8.09.2009

The Last 70 Days of Vincent van Gogh

On my drive to work, on a quiet country road, there points a sign toward "Maison de van Gogh", the house of van Gogh. I'd always been curious to visit, and it took us a full two and half years to finally get around to it yesterday. Which is kind of funny, considering that it is only 15 minutes from our apartment.

A little web research before leaving home told us that Vincent van Gogh lived in Auvers-sur-Oise for a short period, following stints in Antwerp, Paris, Arles, and the Netherlands, among other places. However, Auvers-sur-Oise was his last stop, for after only 70 days of living there, he walked to a field outside of town, shot himself with a revolver, then walked back to his rented room and died two days later.

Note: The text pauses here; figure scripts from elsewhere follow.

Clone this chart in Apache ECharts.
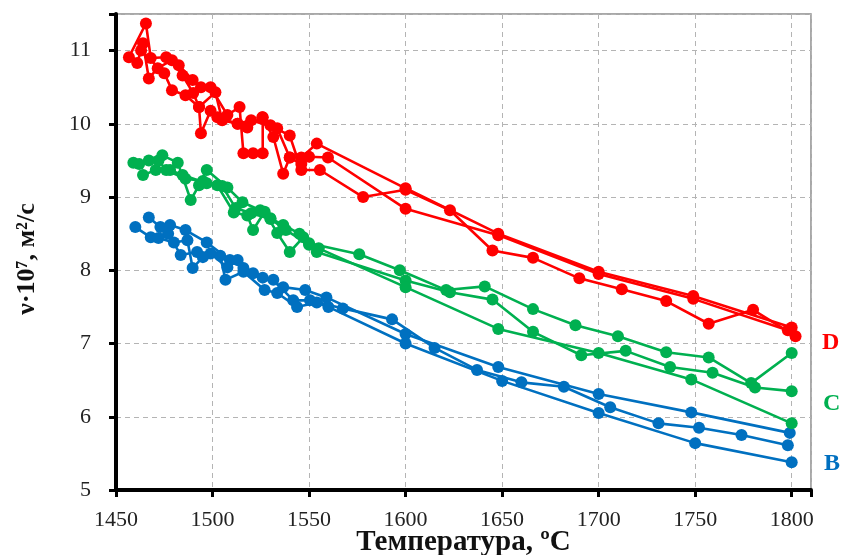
<!DOCTYPE html>
<html>
<head>
<meta charset="utf-8">
<script src="https://cdn.jsdelivr.net/npm/echarts@6/dist/echarts.min.js"></script>
<style>
  html, body { margin: 0; padding: 0; background: #fff; }
  #chart { width: 846px; height: 555px; }
</style>
</head>
<body>
<div id="chart"></div>
<script>
// Kinematic viscosity ν·10^7 (m²/s) versus temperature, three melts (B, C, D),
// each measured in three runs. Pairs are [temperature °C, viscosity].
const runD1 = [[1456.7,10.91],[1465.5,11.37],[1468,10.9],[1476,10.91],[1482.5,10.8],[1489.7,10.6],[1494,10.5],[1499,10.5],[1507.7,10.12],[1514,10.23],[1516,9.6],[1521,9.6],[1526,9.6],[1526,10.09],[1530,9.98],[1540,9.84],[1546,9.37],[1555.6,9.37],[1578,9.0],[1600,9.1],[1623,8.82],[1645,8.27],[1666,8.17],[1690,7.89],[1712,7.74],[1735,7.58],[1757,7.27],[1780,7.46],[1802,7.1]];
const runD2 = [[1461,10.83],[1464,11.1],[1467,10.62],[1471.6,10.76],[1479,10.87],[1484.5,10.66],[1490,10.42],[1493,10.23],[1494,9.87],[1499,10.18],[1502.5,10.09],[1513,10.0],[1518,9.95],[1525.8,10.09],[1531.5,9.82],[1536.6,9.32],[1540,9.54],[1546,9.54],[1554,9.73],[1600,9.12],[1648,8.5],[1700,7.98],[1749,7.65],[1800,7.22]];
const runD3 = [[1463,11.0],[1475,10.69],[1479,10.46],[1486,10.39],[1493,10.23],[1501.5,10.43],[1505,10.05],[1513,10.0],[1520,10.05],[1533.5,9.94],[1540,9.54],[1546,9.45],[1550,9.55],[1559.8,9.54],[1600,8.84],[1648,8.48],[1700,7.95],[1749,7.61],[1798,7.18]];

const runC1 = [[1459,9.47],[1467,9.5],[1474,9.57],[1482,9.47],[1488.7,8.96],[1493,9.16],[1497,9.37],[1507.7,9.13],[1515.5,8.93],[1524.7,8.82],[1530,8.71],[1536.6,8.62],[1545,8.5],[1550,8.37],[1576,8.22],[1597,8.0],[1621,7.73],[1641,7.78],[1666,7.47],[1688,7.25],[1710,7.1],[1735,6.88],[1757,6.81],[1779,6.46],[1800,6.87]];
const runC2 = [[1464,9.3],[1470.6,9.37],[1478,9.37],[1484.5,9.3],[1497,9.19],[1502.5,9.16],[1511,8.79],[1518,8.75],[1521,8.55],[1527,8.8],[1533.5,8.51],[1540,8.25],[1547,8.45],[1554,8.25],[1600,7.86],[1623,7.7],[1645,7.6],[1666,7.16],[1691,6.84],[1714,6.9],[1737,6.68],[1759,6.6],[1781,6.4],[1800,6.35]];
const runC3 = [[1462,9.45],[1472,9.5],[1476,9.37],[1486,9.25],[1495,9.22],[1505,9.15],[1512,8.85],[1520,8.78],[1530,8.7],[1538,8.55],[1550,8.35],[1555,8.3],[1600,7.77],[1648,7.2],[1700,6.87],[1748,6.51],[1800,5.91]];

const runB1 = [[1467,8.72],[1473,8.59],[1478,8.62],[1486,8.55],[1497,8.38],[1509,8.14],[1516,8.03],[1526,7.9],[1536.6,7.77],[1548,7.73],[1559,7.63],[1600,7.13],[1648,6.68],[1700,6.31],[1748,6.06],[1799,5.78]];
const runB2 = [[1460,8.59],[1468,8.45],[1477,8.5],[1483.5,8.21],[1492,8.25],[1499,8.23],[1507.7,8.04],[1513,8.14],[1521,7.96],[1531.5,7.87],[1541.8,7.59],[1550.5,7.59],[1567.5,7.48],[1593,7.33],[1615,6.94],[1637,6.64],[1660,6.47],[1682,6.41],[1706,6.13],[1731,5.91],[1752,5.85],[1774,5.75],[1798,5.61]];
const runB3 = [[1472,8.44],[1480,8.38],[1487,8.41],[1489.7,8.03],[1495,8.18],[1504,8.2],[1506.7,7.87],[1516,7.98],[1527,7.73],[1533.5,7.69],[1543.8,7.5],[1554,7.56],[1560,7.5],[1600,7.0],[1650,6.49],[1700,6.05],[1750,5.64],[1800,5.38]];

const groups = [
  { name: 'B', color: '#0070C0', runs: [runB1, runB2, runB3] },
  { name: 'C', color: '#00B050', runs: [runC1, runC2, runC3] },
  { name: 'D', color: '#FF0000', runs: [runD1, runD2, runD3] }
];

const xTicks = [1450, 1500, 1550, 1600, 1650, 1700, 1750, 1800];
const yTicks = [5, 6, 7, 8, 9, 10, 11];

const serif = '"Liberation Serif", "Times New Roman", "DejaVu Serif", serif';

const series = [];
groups.forEach(g => {
  g.runs.forEach((run, i) => {
    series.push({
      name: g.name + (i + 1),
      type: 'line',
      data: run,
      symbol: 'circle',
      symbolSize: 12,
      showSymbol: true,
      lineStyle: { color: g.color, width: 2.6 },
      itemStyle: { color: g.color },
      z: 3
    });
  });
});

const chart = echarts.init(document.getElementById('chart'), null, { renderer: 'canvas' });
chart.setOption({
  animation: false,
  backgroundColor: '#fff',
  grid: {
    left: 116, right: 35, top: 14, bottom: 65,
    containLabel: false, outerBoundsMode: 'none',
    show: true, borderColor: '#8c8c8c', borderWidth: 1.5
  },
  xAxis: {
    type: 'value',
    min: 1450, max: 1810, interval: 50,
    name: 'Температура, ºC',
    nameLocation: 'middle',
    nameGap: 38,
    nameMoveOverlap: false,
    nameTextStyle: { fontFamily: serif, fontWeight: 'bold', fontSize: 29, color: '#111' },
    axisLine: { show: true, onZero: false, lineStyle: { color: '#000', width: 4 } },
    axisTick: { show: true, length: 7, lineStyle: { color: '#000', width: 3 } },
    axisLabel: {
      fontFamily: serif, fontSize: 22, color: '#222', margin: 19,
      formatter: v => (xTicks.indexOf(v) >= 0 ? String(v) : '')
    },
    splitLine: { show: true, lineStyle: { color: '#b4b4b4', type: [5, 4], width: 1 } }
  },
  yAxis: {
    type: 'value',
    min: 5, max: 11.5, interval: 1,
    name: 'ν·10⁷, м²/с',
    nameLocation: 'middle',
    nameGap: 76,
    nameRotate: 90,
    nameMoveOverlap: false,
    nameTextStyle: { fontFamily: serif, fontWeight: 'bold', fontSize: 26, color: '#111', padding: [0, 14, 0, 0] },
    axisLine: { show: true, onZero: false, lineStyle: { color: '#000', width: 4 } },
    axisTick: { show: true, length: 7, lineStyle: { color: '#000', width: 3 } },
    axisLabel: {
      fontFamily: serif, fontSize: 22, color: '#222', margin: 25,
      formatter: v => (yTicks.indexOf(v) >= 0 ? String(v) : '')
    },
    splitLine: { show: true, lineStyle: { color: '#b4b4b4', type: [5, 4], width: 1 } }
  },
  graphic: [
    { type: 'text', left: 822, top: 331, style: { text: 'D', fill: '#FF0000', font: 'bold 24px ' + serif } },
    { type: 'text', left: 823, top: 392, style: { text: 'C', fill: '#00B050', font: 'bold 24px ' + serif } },
    { type: 'text', left: 824, top: 452, style: { text: 'B', fill: '#0070C0', font: 'bold 24px ' + serif } }
  ],
  series: series
});
</script>
</body>
</html>
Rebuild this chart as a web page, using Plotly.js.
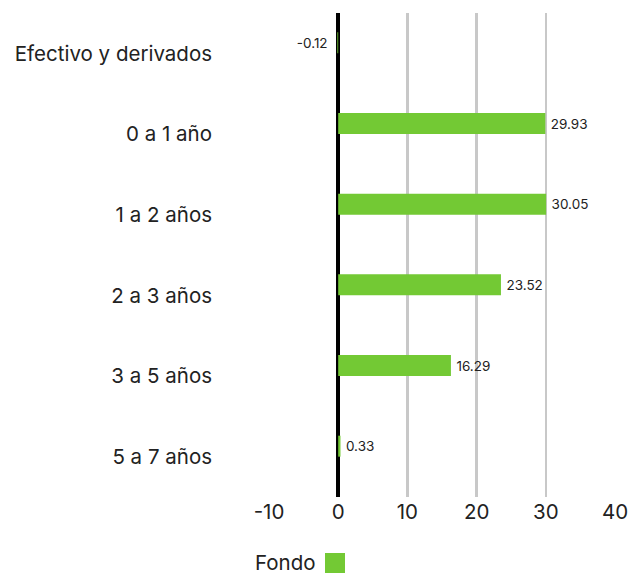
<!DOCTYPE html>
<html>
<head>
<meta charset="utf-8">
<script src="https://cdn.plot.ly/plotly-3.0.1.min.js"></script>
<style>html,body{margin:0;padding:0;background:#fff;}#chart{width:629px;height:574px;}</style>
</head>
<body>
<div id="chart"></div>
<script>
const categories = ["Efectivo y derivados", "0 a 1 año", "1 a 2 años", "2 a 3 años", "3 a 5 años", "5 a 7 años"];
const fondoValues = [-0.12, 29.93, 30.05, 23.52, 16.29, 0.33];
const seriesName = "Fondo";
const xTickVals = [-10, 0, 10, 20, 30, 40];

const green = "#73c934";
const fontFam = "Inter, 'Noto Sans', sans-serif";

const trace = {
  type: "bar",
  orientation: "h",
  y: categories,
  x: fondoValues,
  name: seriesName,
  marker: {color: green},
  width: 0.26,
  offset: -0.26,
  text: fondoValues.map(v => v < 0 ? v.toFixed(2) + "\u2002" : "\u2009" + v.toFixed(2)),
  textposition: "outside",
  textfont: {family: fontFam, size: 13.5, color: "#222"},
  cliponaxis: false,
  showlegend: false,
  hoverinfo: "skip"
};

const layout = {
  width: 629, height: 574,
  margin: {l: 269, r: 14, t: 13, b: 77},
  paper_bgcolor: "#fff", plot_bgcolor: "#fff",
  font: {family: fontFam, color: "#222"},
  showlegend: false,
  xaxis: {
    range: [-10, 40],
    tickvals: xTickVals,
    ticktext: xTickVals.map(String),
    showgrid: true, gridcolor: "#c8c8c8", gridwidth: 2.5,
    zeroline: true, zerolinecolor: "#000", zerolinewidth: 4,
    showline: false, ticks: "",
    tickfont: {family: fontFam, size: 20.5, color: "#222"},
    fixedrange: true
  },
  yaxis: {
    type: "category",
    autorange: "reversed",
    showgrid: false, zeroline: false, showline: false, ticks: "",
    ticklabelstandoff: 56,
    tickfont: {family: fontFam, size: 20.5, color: "#222"},
    fixedrange: true
  },
  annotations: [{
    xref: "paper", yref: "paper",
    x: (318 - 269) / 346, y: -(563 - 497) / 484,
    xanchor: "right", yanchor: "middle",
    text: seriesName, showarrow: false,
    font: {family: fontFam, size: 20.5, color: "#222"}
  }],
  shapes: [{
    type: "rect", xref: "paper", yref: "paper",
    x0: (325 - 269) / 346, x1: (345 - 269) / 346,
    y0: -(573 - 497) / 484, y1: -(553 - 497) / 484,
    fillcolor: green, line: {width: 0}
  }]
};

Plotly.newPlot("chart", [trace], layout, {displayModeBar: false, staticPlot: true});
</script>
</body>
</html>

The "Maison de van Gogh" was not his house, but in fact a restaurant called Auberge Ravoux with two small rooms for boarders upstairs (Auberge being the word for a boarding house, and Ravoux being the family name of the owners). Today the restaurant still operates and profits well from its minor fame of Vincent van Gogh's last home. For five euros each we were given a tour of the seven square meter room and attic that has been largely untouched in the 100+ years since the artist's death.

The room was gloomily befitting of a mentally tortured man's last days, with cracked gray walls, dull wood floors, and a miserable little skylight that offered a view of nothing. Along one wall, where the bed had been, the Institute de van Gogh had installed a glass-enclosed case to display one of his paintings, which they were hoping to acquire soon.

In an adjoining room we watched a small slideshow of the paintings he had done in town, along with bits of letters he had written to his brother about the area. Then we exited through the bookshop (naturally), and decided to spend some more time in this charming little town. We hiked up the road behind the restaurant and followed it up a hill and out of town, into farmers' fields. From there we had a summer afternoon's view of the surrounding area, peaceful in its remote distance, and could imagine how van Gogh had painted an average of one canvas a day while he lived there.

We passed an area enclosed by a stone wall, where we stole cherries from overhanging fruit trees, and came upon the local cemetary further up the hill. We wandered amongst the headstones until we found Vincent and his brother Theo's graves, side by side. I adored the humble graves, which were decorated only with growing ivy and a few small sunflowers. Unlike a French celebrity buried in the posh Pere Lachaise cemetary, van Gogh's grave seemed as simple and unassuming as his life had been.

We left the cemetary and continued down the country road, occasional signs marking places where van Gogh had stopped to paint the scene. Eventually we took the roads leading back around to Auvers, where I took note of the restaurant's hours before leaving. We'll definitely return for dinner sometime.